Plotting code records
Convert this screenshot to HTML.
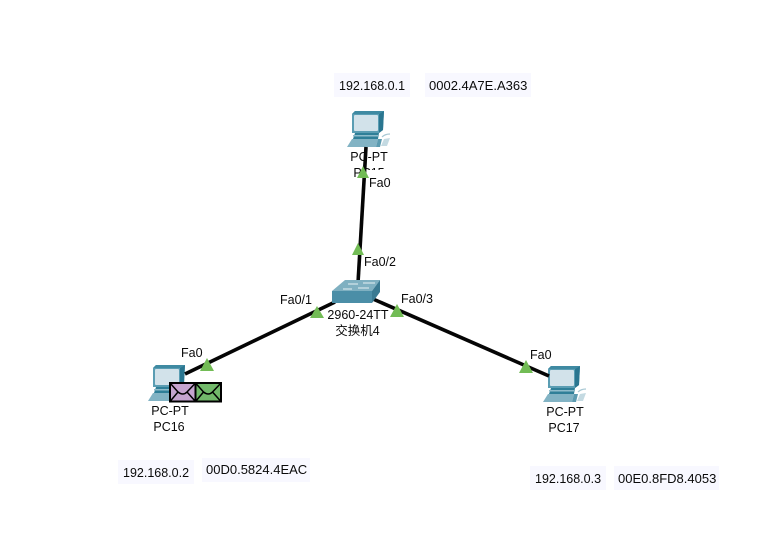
<!DOCTYPE html>
<html><head><meta charset="utf-8"><style>
html,body{margin:0;padding:0;background:#fff;width:757px;height:533px;overflow:hidden}
svg{display:block}
text{font-family:"Liberation Sans","Noto Sans CJK SC",sans-serif;font-size:12.5px;fill:#0a0a0a}
.m{text-anchor:middle}
.b{fill:#f8f8ff}
.t{fill:#72bc55}
.l{stroke:#050505;stroke-width:3.6;fill:none}
</style></head><body>
<svg width="757" height="533" viewBox="0 0 757 533" xmlns="http://www.w3.org/2000/svg">
<defs>
<g id="pc">
<polygon points="5,3 8,0 37,0 36,19 32,22 5,22" fill="#5a9db3"/>
<polygon points="32,3 37,0 36,19 32,22" fill="#2a7690"/>
<polygon points="5,3 8,0 37,0 32,3" fill="#3f8aa2"/>
<rect x="7" y="4" width="24" height="16" rx="1" fill="#d2e2ea"/>
<polygon points="8,22 32,22 31,28 6,28" fill="#2f7f98"/>
<rect x="6" y="24" width="25" height="1.500" fill="#8fbccb"/>
<polygon points="5,28 31,28 29,36 0,36" fill="#82b3c4"/>
<polygon points="29,36 31,28 35,28 33,36" fill="#5c9bb0"/>
<path d="M35,26 q3,-3 8,-3" stroke="#a8c8d4" stroke-width="1.200" fill="none"/>
<polygon points="37,28 43,27 40,35 34,35" fill="#c4dae2"/>
</g>
</defs>

<rect class="b" x="334" y="73" width="76" height="24"/>
<rect class="b" x="425" y="73" width="106" height="24"/>
<rect class="b" x="118" y="460" width="76" height="24"/>
<rect class="b" x="202" y="458" width="108" height="24"/>
<rect class="b" x="530" y="466" width="76" height="24"/>
<rect class="b" x="614" y="466" width="105" height="24"/>
<text x="339" y="90">192.168.0.1</text>
<text x="429" y="90" style="font-size:13px">0002.4A7E.A363</text>
<text x="123" y="477">192.168.0.2</text>
<text x="206" y="474" style="font-size:13px">00D0.5824.4EAC</text>
<text x="535" y="483">192.168.0.3</text>
<text x="618" y="483" style="font-size:13px">00E0.8FD8.4053</text>

<use href="#pc" x="347" y="111"/>
<use href="#pc" x="148" y="365"/>
<use href="#pc" x="543" y="366"/>

<text class="m" x="369" y="161">PC-PT</text>
<text class="m" x="369" y="177">PC15</text>
<text class="m" x="170" y="415">PC-PT</text>
<text class="m" x="169" y="431">PC16</text>
<text class="m" x="565" y="416">PC-PT</text>
<text class="m" x="564" y="432">PC17</text>

<line class="l" x1="366" y1="147" x2="358" y2="283"/>
<line class="l" x1="185" y1="374" x2="335" y2="302"/>
<line class="l" x1="549" y1="376" x2="373" y2="299"/>

<rect x="367" y="170" width="28" height="22" fill="#fff"/>
<polygon class="t" points="363,166 369,178 357,178"/>
<polygon class="t" points="358,243 364,255 352,255"/>
<polygon class="t" points="317,306 324,318 310,318"/>
<polygon class="t" points="397,304 404,317 390,317"/>
<polygon class="t" points="207,358 214,371 200,371"/>
<polygon class="t" points="526,360 533,373 519,373"/>

<polygon points="332,291 345,280 380,280 372,291" fill="#7fb0c1"/>
<polygon points="332,291 372,291 372,303 332,303" fill="#4b8ea7"/>
<polygon points="372,291 380,280 380,292 372,303" fill="#3a7a92"/>
<g stroke="#e4f0f4" stroke-width="1">
<line x1="348" y1="284" x2="358" y2="284"/>
<line x1="363" y1="283" x2="375" y2="283"/>
<line x1="343" y1="289" x2="352" y2="289"/>
<line x1="358" y1="288" x2="369" y2="288"/>
</g>

<text x="369" y="187">Fa0</text>
<text x="364" y="266">Fa0/2</text>
<text x="280" y="304">Fa0/1</text>
<text x="401" y="303">Fa0/3</text>
<text x="181" y="357">Fa0</text>
<text x="530" y="359">Fa0</text>
<text class="m" x="358" y="319">2960-24TT</text>
<text class="m" x="357.500" y="335">交换机4</text>

<rect x="170" y="383" width="25.500" height="18.500" fill="#c5a4cf" stroke="#000" stroke-width="2"/>
<rect x="195.500" y="383" width="25.500" height="18.500" fill="#72b96a" stroke="#000" stroke-width="2"/>
<path d="M170,383 L178,392 Q183,396 187,392 L195.500,383 M170,401.500 L178,392 M195.500,401.500 L187,392" fill="none" stroke="#000" stroke-width="1.500"/>
<path d="M195.500,383 L203.500,392 Q208.500,396 212.500,392 L221,383 M195.500,401.500 L203.500,392 M221,401.500 L212.500,392" fill="none" stroke="#000" stroke-width="1.500"/>
</svg>
</body></html>
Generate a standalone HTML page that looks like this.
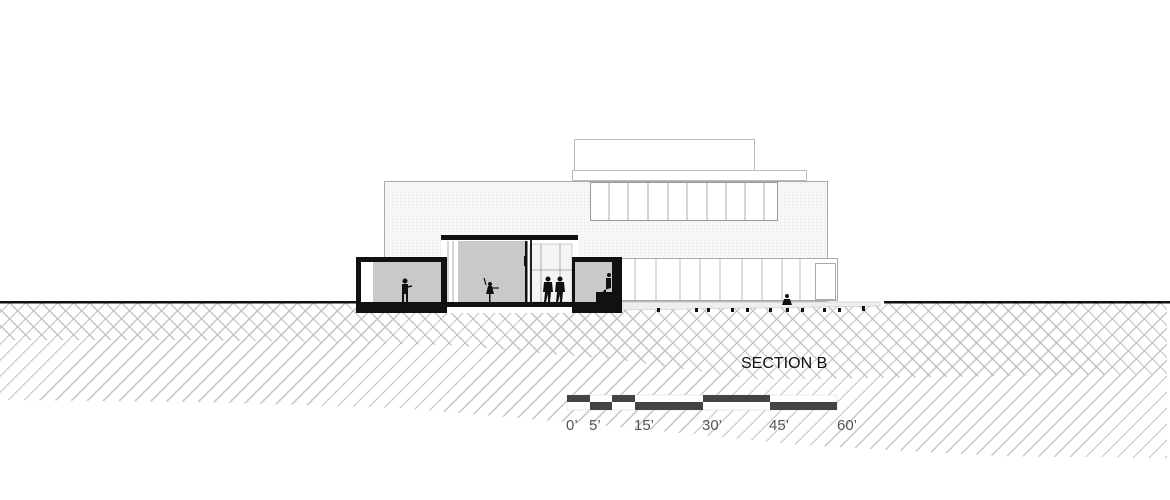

■ **TO DO**: Leave out all images, then reproduce the entries above exactly.

■ **SOLUTION TO THIS TASK**:
Convert this screenshot to HTML.
<!DOCTYPE html>
<html><head><meta charset="utf-8"><style>
html,body{margin:0;padding:0;background:#fff;width:757px;height:533px;overflow:hidden}
svg{display:block}
text{font-family:"Liberation Sans","Noto Sans CJK SC",sans-serif;font-size:12.5px;fill:#0a0a0a}
.m{text-anchor:middle}
.b{fill:#f8f8ff}
.t{fill:#72bc55}
.l{stroke:#050505;stroke-width:3.6;fill:none}
</style></head><body>
<svg width="757" height="533" viewBox="0 0 757 533" xmlns="http://www.w3.org/2000/svg">
<defs>
<g id="pc">
<polygon points="5,3 8,0 37,0 36,19 32,22 5,22" fill="#5a9db3"/>
<polygon points="32,3 37,0 36,19 32,22" fill="#2a7690"/>
<polygon points="5,3 8,0 37,0 32,3" fill="#3f8aa2"/>
<rect x="7" y="4" width="24" height="16" rx="1" fill="#d2e2ea"/>
<polygon points="8,22 32,22 31,28 6,28" fill="#2f7f98"/>
<rect x="6" y="24" width="25" height="1.500" fill="#8fbccb"/>
<polygon points="5,28 31,28 29,36 0,36" fill="#82b3c4"/>
<polygon points="29,36 31,28 35,28 33,36" fill="#5c9bb0"/>
<path d="M35,26 q3,-3 8,-3" stroke="#a8c8d4" stroke-width="1.200" fill="none"/>
<polygon points="37,28 43,27 40,35 34,35" fill="#c4dae2"/>
</g>
</defs>

<rect class="b" x="334" y="73" width="76" height="24"/>
<rect class="b" x="425" y="73" width="106" height="24"/>
<rect class="b" x="118" y="460" width="76" height="24"/>
<rect class="b" x="202" y="458" width="108" height="24"/>
<rect class="b" x="530" y="466" width="76" height="24"/>
<rect class="b" x="614" y="466" width="105" height="24"/>
<text x="339" y="90">192.168.0.1</text>
<text x="429" y="90" style="font-size:13px">0002.4A7E.A363</text>
<text x="123" y="477">192.168.0.2</text>
<text x="206" y="474" style="font-size:13px">00D0.5824.4EAC</text>
<text x="535" y="483">192.168.0.3</text>
<text x="618" y="483" style="font-size:13px">00E0.8FD8.4053</text>

<use href="#pc" x="347" y="111"/>
<use href="#pc" x="148" y="365"/>
<use href="#pc" x="543" y="366"/>

<text class="m" x="369" y="161">PC-PT</text>
<text class="m" x="369" y="177">PC15</text>
<text class="m" x="170" y="415">PC-PT</text>
<text class="m" x="169" y="431">PC16</text>
<text class="m" x="565" y="416">PC-PT</text>
<text class="m" x="564" y="432">PC17</text>

<line class="l" x1="366" y1="147" x2="358" y2="283"/>
<line class="l" x1="185" y1="374" x2="335" y2="302"/>
<line class="l" x1="549" y1="376" x2="373" y2="299"/>

<rect x="367" y="170" width="28" height="22" fill="#fff"/>
<polygon class="t" points="363,166 369,178 357,178"/>
<polygon class="t" points="358,243 364,255 352,255"/>
<polygon class="t" points="317,306 324,318 310,318"/>
<polygon class="t" points="397,304 404,317 390,317"/>
<polygon class="t" points="207,358 214,371 200,371"/>
<polygon class="t" points="526,360 533,373 519,373"/>

<polygon points="332,291 345,280 380,280 372,291" fill="#7fb0c1"/>
<polygon points="332,291 372,291 372,303 332,303" fill="#4b8ea7"/>
<polygon points="372,291 380,280 380,292 372,303" fill="#3a7a92"/>
<g stroke="#e4f0f4" stroke-width="1">
<line x1="348" y1="284" x2="358" y2="284"/>
<line x1="363" y1="283" x2="375" y2="283"/>
<line x1="343" y1="289" x2="352" y2="289"/>
<line x1="358" y1="288" x2="369" y2="288"/>
</g>

<text x="369" y="187">Fa0</text>
<text x="364" y="266">Fa0/2</text>
<text x="280" y="304">Fa0/1</text>
<text x="401" y="303">Fa0/3</text>
<text x="181" y="357">Fa0</text>
<text x="530" y="359">Fa0</text>
<text class="m" x="358" y="319">2960-24TT</text>
<text class="m" x="357.500" y="335">交换机4</text>

<rect x="170" y="383" width="25.500" height="18.500" fill="#c5a4cf" stroke="#000" stroke-width="2"/>
<rect x="195.500" y="383" width="25.500" height="18.500" fill="#72b96a" stroke="#000" stroke-width="2"/>
<path d="M170,383 L178,392 Q183,396 187,392 L195.500,383 M170,401.500 L178,392 M195.500,401.500 L187,392" fill="none" stroke="#000" stroke-width="1.500"/>
<path d="M195.500,383 L203.500,392 Q208.500,396 212.500,392 L221,383 M195.500,401.500 L203.500,392 M221,401.500 L212.500,392" fill="none" stroke="#000" stroke-width="1.500"/>
</svg>
</body></html>
Generate a standalone HTML page that looks like this.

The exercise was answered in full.